News

SECURE Act of 2019

by Dean Huber

On May 23 the House of Representatives passed the Setting Every Community Up for Retirement Enhancement Act of 2019 (“SECURE Act”) by a vote of 417 to 3.  Given such broad support it was expected to fly through the Senate.

When the bill passed through committee it included a provision allowing up to $5,000 of tax free reimbursement from a 529 plans for homeschooling expenses.  The American Federation of Teaches successfully lobbied to have that provision removed prior to final passage by the house and as an objection to that change, Senator Ted Cruz has put a hold on the Senate vote.  Since that time the Wall Street Journal has also raised objections in an editorial to the elimination of the stretch IRA provisions and while most pundits appear to think the act will eventually pass, odds are not as good as they first appeared.
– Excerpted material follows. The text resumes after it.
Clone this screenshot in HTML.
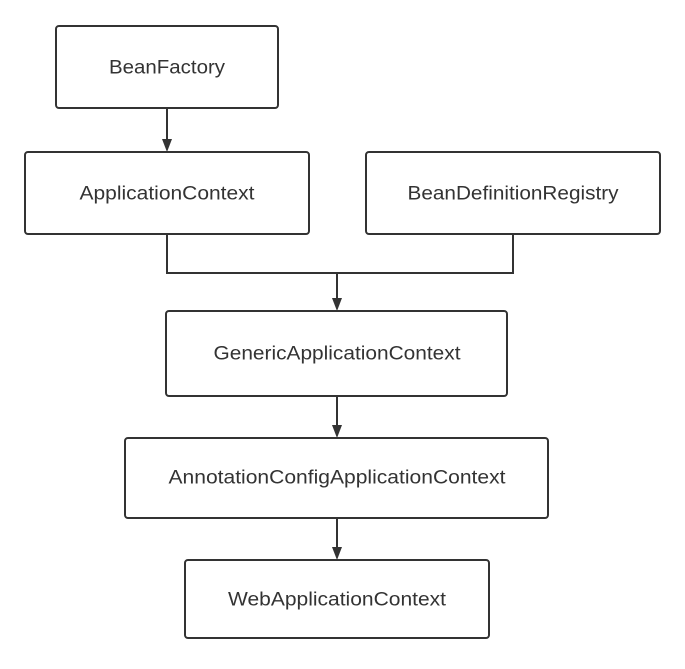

The bill passed by the House would, among other things:

  • Increase the required beginning date for required minimum distributions from age 70 ½ to 72
  • Modify the post death required minimum distribution rules such that in most cases, where the beneficiary is not the spouse, an IRA or qualified plan account would have to be distributed by the end of the 10th year following the date of death of the account owner
  • Increase the credit for a small employer establishing a retirement plan from $500 to as much as $5,000
  • Allow the maximum contribution to a 401(k) plan in a plan that has an automatic escalation provision to go from 10% to 15% after the first year of plan operations.
  • Allow Multiple Employer Plans (MEPs) for otherwise unrelated employers
  • Remove the notice requirement that must be given 30 days before a plan year for a safe harbor plan that uses the non-elective (profit sharing) contribution option and allow plans to be amended to operate as a non-elective safe harbor plan after the plan year has already begun but at least 30 days before plan year-end.  It could also be amended to elect safe harbor in the last 30 days of the plan year, but the safe harbor contribution would have to be 4% of eligible compensation rather than the 3% otherwise required.
  • Repeal the prohibition on contributions to a traditional IRA by an individual who has attained age 70 ½
  • Require plans to have a duel eligibility requirement.  In addition to the maximum requirement currently allowed (1 year of service (1000 hours) and age 21), the plan would have to allow participation by any employee who had 500 hours in 3 consecutive 12-month periods.  The bill provides that where long-term part time employees are included solely as a result of this provision, the employer would not be required to make non-elective or matching contributions on behalf of such employees, and could exclude all such part-time employees from the top heavy rules as well as the coverage and nondiscrimination testing.  This basically means they would be allowed to make 401(k) deferrals but should have little other impact on the plan.  It may be that a plan that is close to needing an audit and has such part-time employees may be pushed over the audit threshold by this new rule.
  • Provide for penalty free withdrawals, up to $5,000, for certain births and adoptions
  • Extend the last date a plan can be adopted for any given year from the last day of the initial plan year to the due date, including extensions, for the taxable year of the employer
  • Provide a fiduciary safe harbor for the provider of a lifetime income provider under the plan
  • Provide nondiscrimination, coverage, and minimum participation relief for defined benefit plans closed to new hires
  • Impose new annual lifetime income disclosures for defined contribution plans
  • Treat the costs associated with certain apprenticeship programs or certain student loan repayments as qualified costs eligible for reimbursement from a 529 plan
  • Increase reporting and disclosure penalties

When the bill passed through House it included a provision allowing up to $5,000 of tax free reimbursement from a 529 plans for homeschooling expenses.  The American Federation of Teaches successfully lobbied to have that provision removed prior to final passage by the house and as an objection to that change, Senator Ted Cruz has put a hold on the Senate vote.  Since that time the Wall Street Journal has also raised objections in an editorial to the elimination of the stretch IRA provisions and while most pundits appear to think the act will eventually pass, odds are not as good as they first appeared.